Transparency International says corruption in Egypt “still high”

Wednesday 25-01-2017 06:12 PM

Egypt's pound notes are pictured in stacks of 100 as employees count money at an exchange office in downtown Cairo June 5, 2014. REUTERS/Amr Abdallah Dalsh

CAIRO, Jan 25 (Aswat Masriya) - Transparency International said on Wednesday that  “Corruption levels in Egypt are still high in the absence of a real political will to fight it”, in its Corruption Perception Index 2016. 

The international watchdog referred in its report to the sacking of former top auditor Hisham Genina saying that “the government violated the independence of auditing institutions” by removing Geneina from his position and sentencing him “for publicly exposing how much corruption has cost Egypt in the past four years.”

The former head of the Central Auditing Organisation (CAO) was sacked in March 2016 by a presidential decree after State Security Prosecution issued a statement saying that Geneina’s claims on the size of governmental corruption were “false”.

Geneina had told Egyptian media outlets months earlier that the size of governmental corruption during the period between 2012 and 2015 was EGP 600 billion.
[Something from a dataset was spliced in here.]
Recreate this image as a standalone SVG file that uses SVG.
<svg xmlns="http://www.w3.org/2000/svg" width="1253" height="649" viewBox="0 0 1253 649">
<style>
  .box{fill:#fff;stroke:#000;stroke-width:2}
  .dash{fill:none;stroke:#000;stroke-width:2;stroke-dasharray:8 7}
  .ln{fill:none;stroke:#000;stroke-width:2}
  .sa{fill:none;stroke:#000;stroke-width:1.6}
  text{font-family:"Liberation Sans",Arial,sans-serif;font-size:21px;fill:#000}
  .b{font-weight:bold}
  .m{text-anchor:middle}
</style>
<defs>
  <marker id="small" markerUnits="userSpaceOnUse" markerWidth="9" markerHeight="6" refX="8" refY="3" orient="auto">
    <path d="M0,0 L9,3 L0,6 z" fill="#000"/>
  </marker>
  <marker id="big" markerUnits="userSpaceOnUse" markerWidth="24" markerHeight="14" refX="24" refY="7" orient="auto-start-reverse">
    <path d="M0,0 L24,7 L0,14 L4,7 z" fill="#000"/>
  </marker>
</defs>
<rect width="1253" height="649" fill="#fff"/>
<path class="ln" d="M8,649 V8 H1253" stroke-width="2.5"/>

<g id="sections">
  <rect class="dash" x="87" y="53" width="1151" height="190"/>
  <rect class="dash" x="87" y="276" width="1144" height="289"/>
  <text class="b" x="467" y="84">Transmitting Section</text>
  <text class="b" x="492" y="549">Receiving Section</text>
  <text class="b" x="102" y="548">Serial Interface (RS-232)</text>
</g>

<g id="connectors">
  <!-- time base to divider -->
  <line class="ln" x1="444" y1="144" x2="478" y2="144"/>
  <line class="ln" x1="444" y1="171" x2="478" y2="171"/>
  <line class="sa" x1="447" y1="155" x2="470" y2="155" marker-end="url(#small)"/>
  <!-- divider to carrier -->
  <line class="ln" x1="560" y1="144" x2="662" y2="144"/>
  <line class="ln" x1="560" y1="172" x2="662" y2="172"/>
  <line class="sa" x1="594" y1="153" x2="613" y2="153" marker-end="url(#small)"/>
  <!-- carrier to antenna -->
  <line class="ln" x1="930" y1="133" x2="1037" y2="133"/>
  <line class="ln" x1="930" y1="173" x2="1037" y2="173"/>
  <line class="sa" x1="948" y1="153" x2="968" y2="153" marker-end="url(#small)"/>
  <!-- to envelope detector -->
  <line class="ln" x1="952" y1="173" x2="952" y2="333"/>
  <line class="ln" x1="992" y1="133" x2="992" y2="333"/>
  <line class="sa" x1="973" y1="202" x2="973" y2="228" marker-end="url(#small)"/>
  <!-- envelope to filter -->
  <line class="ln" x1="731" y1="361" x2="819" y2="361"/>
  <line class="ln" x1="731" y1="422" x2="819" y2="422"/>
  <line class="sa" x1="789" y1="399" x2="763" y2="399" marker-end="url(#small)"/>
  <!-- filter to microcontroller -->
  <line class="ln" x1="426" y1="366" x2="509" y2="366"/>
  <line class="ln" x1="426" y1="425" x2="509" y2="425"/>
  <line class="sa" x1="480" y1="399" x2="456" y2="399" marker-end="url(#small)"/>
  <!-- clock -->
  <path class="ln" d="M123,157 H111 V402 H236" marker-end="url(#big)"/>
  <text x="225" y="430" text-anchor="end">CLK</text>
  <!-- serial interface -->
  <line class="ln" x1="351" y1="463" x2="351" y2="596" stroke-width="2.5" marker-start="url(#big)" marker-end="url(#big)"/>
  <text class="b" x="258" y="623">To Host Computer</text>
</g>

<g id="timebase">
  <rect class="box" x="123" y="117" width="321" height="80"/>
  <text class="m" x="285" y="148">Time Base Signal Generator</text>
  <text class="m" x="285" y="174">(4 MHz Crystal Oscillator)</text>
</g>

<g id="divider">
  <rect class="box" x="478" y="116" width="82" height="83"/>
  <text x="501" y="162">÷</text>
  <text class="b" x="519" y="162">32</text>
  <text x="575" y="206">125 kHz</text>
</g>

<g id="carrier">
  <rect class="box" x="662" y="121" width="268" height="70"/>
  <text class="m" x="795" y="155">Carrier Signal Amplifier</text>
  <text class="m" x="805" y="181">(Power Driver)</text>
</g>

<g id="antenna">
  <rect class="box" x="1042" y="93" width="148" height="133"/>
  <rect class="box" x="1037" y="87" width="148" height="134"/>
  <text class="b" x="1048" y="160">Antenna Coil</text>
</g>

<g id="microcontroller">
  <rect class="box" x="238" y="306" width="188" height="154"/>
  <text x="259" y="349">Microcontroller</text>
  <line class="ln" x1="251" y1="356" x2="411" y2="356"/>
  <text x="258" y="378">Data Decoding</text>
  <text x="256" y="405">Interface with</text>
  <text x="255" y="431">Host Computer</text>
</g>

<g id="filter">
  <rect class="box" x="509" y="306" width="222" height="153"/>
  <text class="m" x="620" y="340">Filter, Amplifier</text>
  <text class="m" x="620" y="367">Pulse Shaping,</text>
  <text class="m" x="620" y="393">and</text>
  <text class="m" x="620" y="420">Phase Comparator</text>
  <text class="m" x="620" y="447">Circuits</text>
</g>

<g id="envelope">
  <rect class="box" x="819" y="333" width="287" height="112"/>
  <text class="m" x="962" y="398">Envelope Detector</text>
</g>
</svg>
He said that his statements were based on findings of a detailed study conducted by the CAO.

The CAO monitors financial institutions and government bodies and falls directly under the jurisdiction of the presidency.

Several cases of governmental corruption have surfaced in recent months. 

Earlier in January the adviser to the finance minister over accusations of receiving a bribe worth EGP1milion. 

This comes few weeks after the head of the procurement department at the State Council Gamal Ibrahim El-Laban was arrested while receiving a bribe and detained pending investigations. 

The police seized EGP 24 million, $4 million, EUR 2 million and SAR 1 million from Laban's house, in addition to gold accessories and gifts.

The council’s secretary general Wael Shalaby was arrested over involvement in the case. He was found dead in his cell after having hanged himself on Jan 2. 

In August 2016, former supply minister Khaled Hanafi resigned after a corruption case involving domestic supplies of wheat was discovered in the ministry.

Egypt ranked 108 out of 176 countries in Transparency International's Corruption Perception Index 2016 with a score of 34 on a scale where 0 means highly corrupt and 100 means very clean.

The score marks a deterioration from the year before when Egypt scored 36 and ranked 88 out of 168 countries.